The power relationship, however, was always ultimately one-sided. Those who lived by the televised image, could be easily squashed by the image gatekeepers, cancelled like a burnt-out sit-com or cops-and-robbers show once their novelty effect ebbed. And when "The Whole World" was no longer watching, communication was pretty easily squelched.
What the WTO protests represent, far from Luddite know-nothing-ism (despite the handful of brick throwing John Zerzan/Theodore Kaczynski "anarcho-primitivists" whom broadcast TV reflexively and inevitably locked-in on as the TV stars of the event) is the first social protest movement created largely through and communicating largely via the Web. Which is to say the first, potentially at least, able to by-pass the gatekeepers of mainstream media while reaching hundreds of thousands, perhaps millions, of participants/observers/ sympathizers and others, globally on an ongoing basis.

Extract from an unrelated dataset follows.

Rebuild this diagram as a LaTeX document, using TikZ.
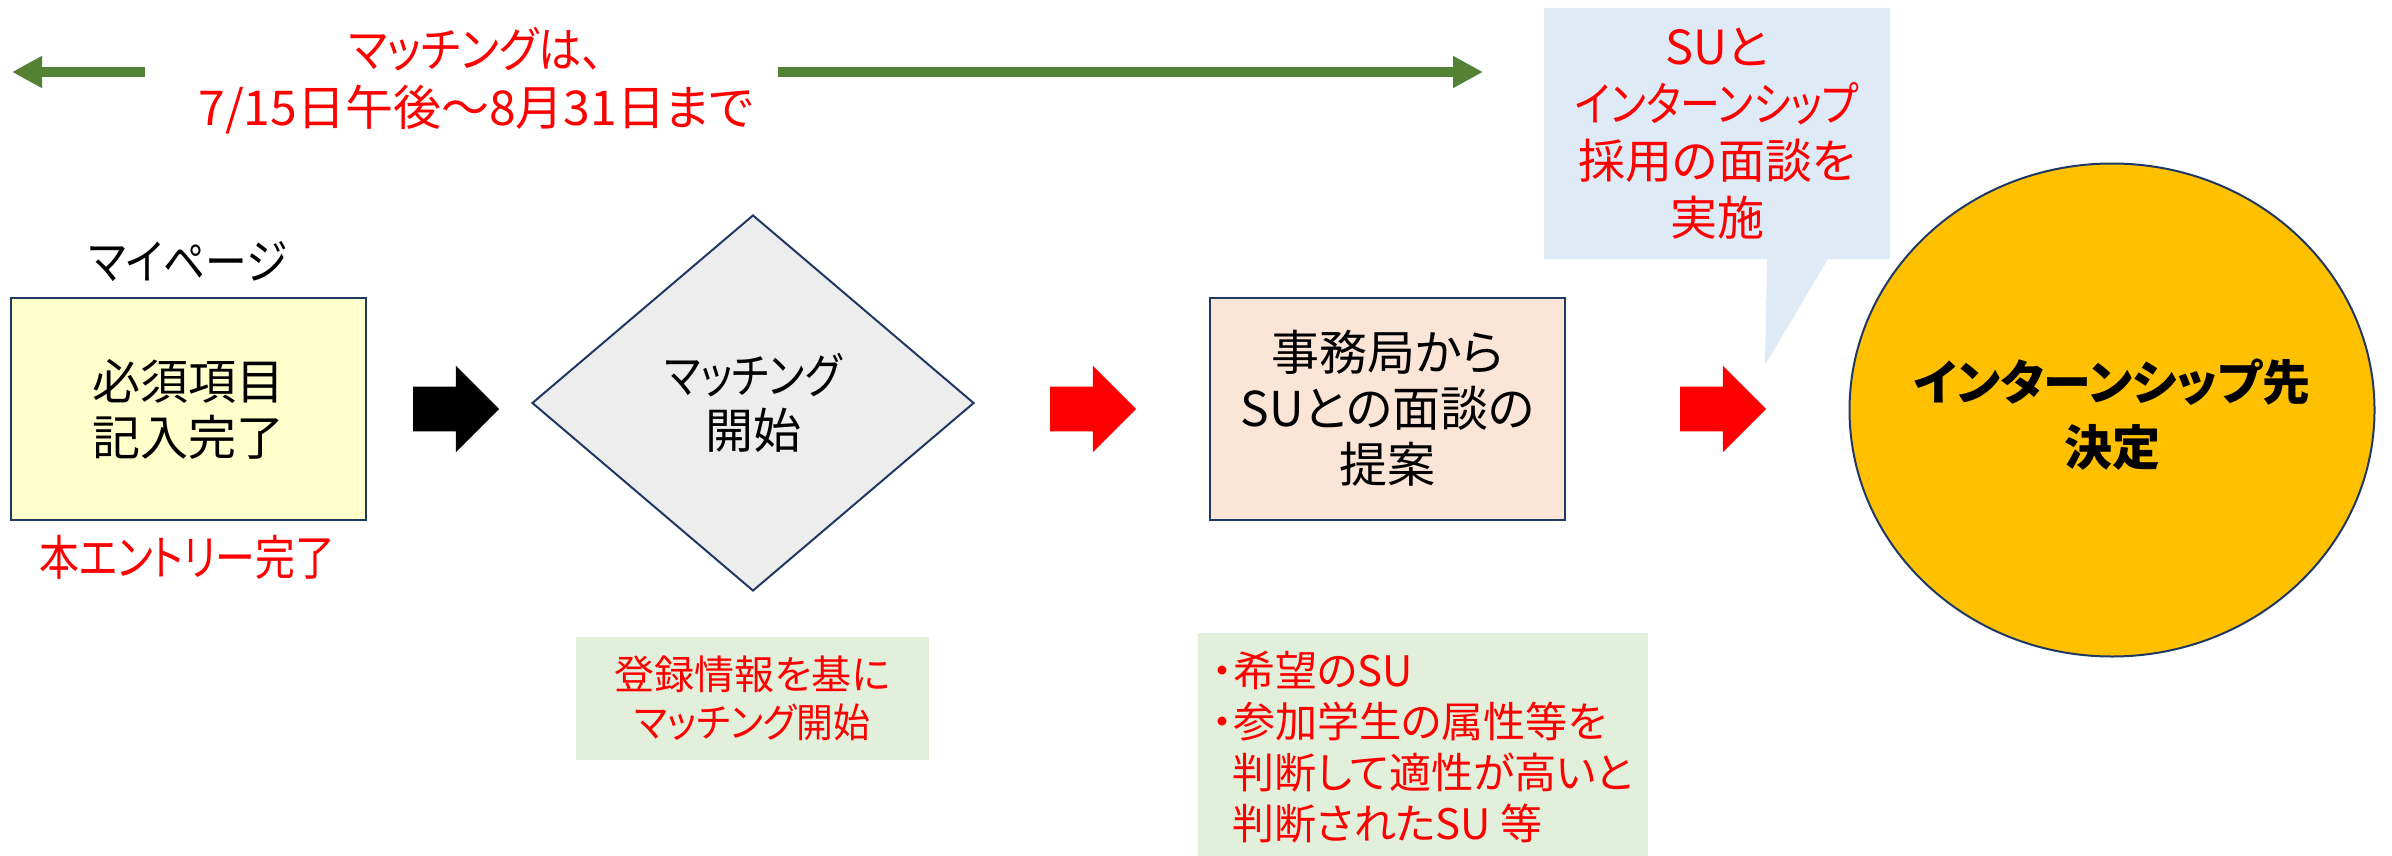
\documentclass[tikz,border=0pt]{standalone}
\usepackage{fontspec}
\setmainfont{Noto Sans CJK JP}[RawFeature=+palt]
\usetikzlibrary{arrows.meta,shapes.geometric,shapes.arrows}
\definecolor{navy}{HTML}{1F3864}
\definecolor{grn}{HTML}{548235}
\definecolor{red0}{HTML}{FF0000}
\definecolor{yel}{HTML}{FFFFCC}
\definecolor{gry}{HTML}{EDEDED}
\definecolor{pch}{HTML}{FBE5D6}
\definecolor{lgrn}{HTML}{E2EFDA}
\definecolor{lblu}{HTML}{DEEBF7}
\definecolor{gold}{HTML}{FFC000}
\newcommand{\sqz}[2]{\scalebox{#1}[1]{#2}}
\begin{document}
\begin{tikzpicture}[x=0.5pt,y=-0.5pt,
  box/.style={draw=navy, line width=1pt, minimum width=177.5pt, minimum height=111pt, inner sep=0pt, align=center, font=\fontsize{24}{28}\selectfont},
  txt/.style={align=center, inner sep=0pt, font=\fontsize{24}{28}\selectfont},
  blk/.style={single arrow, single arrow head extend=10.5pt, single arrow tip angle=90, single arrow head indent=0pt, minimum height=43pt, inner xsep=0pt, inner ysep=11pt},
  garrow/.style={draw=grn, line width=5pt, -{Triangle[length=15pt,width=15pt]}}
]
\useasboundingbox (0,0) rectangle (2392,856);

% top arrows and text
\coordinate (la1) at (145,72); \coordinate (la2) at (12,72);
\coordinate (ra1) at (778,72); \coordinate (ra2) at (1483,72);
\draw[garrow] (la1) -- (la2);
\draw[garrow] (ra1) -- (ra2);
\node[txt, text=red0, font=\fontsize{24}{29}\selectfont] (tt) at (476,81) {\sqz{0.9}{マッチングは、}\\7/15日午後～8月31日まで};

% callout
\fill[lblu] (1544,8) -- (1890,8) -- (1890,259) -- (1828,259) -- (1765,365) -- (1767,259) -- (1544,259) -- cycle;
\node[txt, text=red0, font=\fontsize{23.5}{28.5}\selectfont] (co) at (1717,134) {SUと\\\sqz{0.85}{インターンシップ}\\採用の面談を\\実施};

% step 1
\node[box, fill=yel] (b1) at (188.5,409) {必須項目\\記入完了};
\node[txt] (mp) at (188,262) {\sqz{0.87}{マイページ}};
\node[txt, text=red0] (ent) at (187,557) {\sqz{0.83}{本エントリー完了}};

\node[blk, fill=black] (a1) at (445,409) {};

% diamond
\node[diamond, draw=navy, fill=gry, line width=1pt, minimum width=221pt, minimum height=188pt, inner sep=0pt, align=center, font=\fontsize{24}{27.5}\selectfont] (dm) at (753,403) {\sqz{0.84}{マッチング}\\開始};

\node[blk, fill=red0] (a2) at (1082,409) {};

% step 3
\node[box, fill=pch] (b3) at (1387.5,408.5) {事務局から\\SUとの面談の\\提案};

\node[blk, fill=red0] (a3) at (1712,409) {};

% goal
\node[ellipse, draw=navy, fill=gold, line width=1pt, minimum width=262.5pt, minimum height=246.5pt, inner sep=0pt] (goal) at (2112,410) {};
\node[txt, font=\bfseries\fontsize{24}{32.5}\selectfont] (goalt) at (2112,415) {インターンシップ先\\決定};

% green notes
\node[fill=lgrn, minimum width=176.5pt, minimum height=61.5pt, inner sep=0pt, align=center, text=red0, font=\fontsize{20}{24}\selectfont] (g1) at (752.5,698.5) {登録情報を基に\\\sqz{0.92}{マッチング開始}};

\node[fill=lgrn, minimum width=225pt, minimum height=111.5pt, inner sep=0pt] (g2) at (1423,744.5) {};
\node[anchor=west, align=left, inner sep=0pt, text=red0, font=\fontsize{21}{25.5}\selectfont] (g2t) at (1212,747) {・希望のSU\\・参加学生の属性等を\\\hspace*{10pt}判断して適性が高いと\\\hspace*{10pt}判断されたSU\ 等};
\end{tikzpicture}
\end{document}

This suggests that the populist cyber-punk roots of Net BBS's are surviving and even flourishing alongside the corporate branding the Web is undergoing. With due apologies to the great writer Bruce Sterling (who advises us to retire cyber prefixes once and for all), I can't help thinking that, despite the apparent easy triumph of cyber-commercialization (the Web as global strip-mall), the next few years may also witness the blossoming of the first era of mass global populist cyber-protest.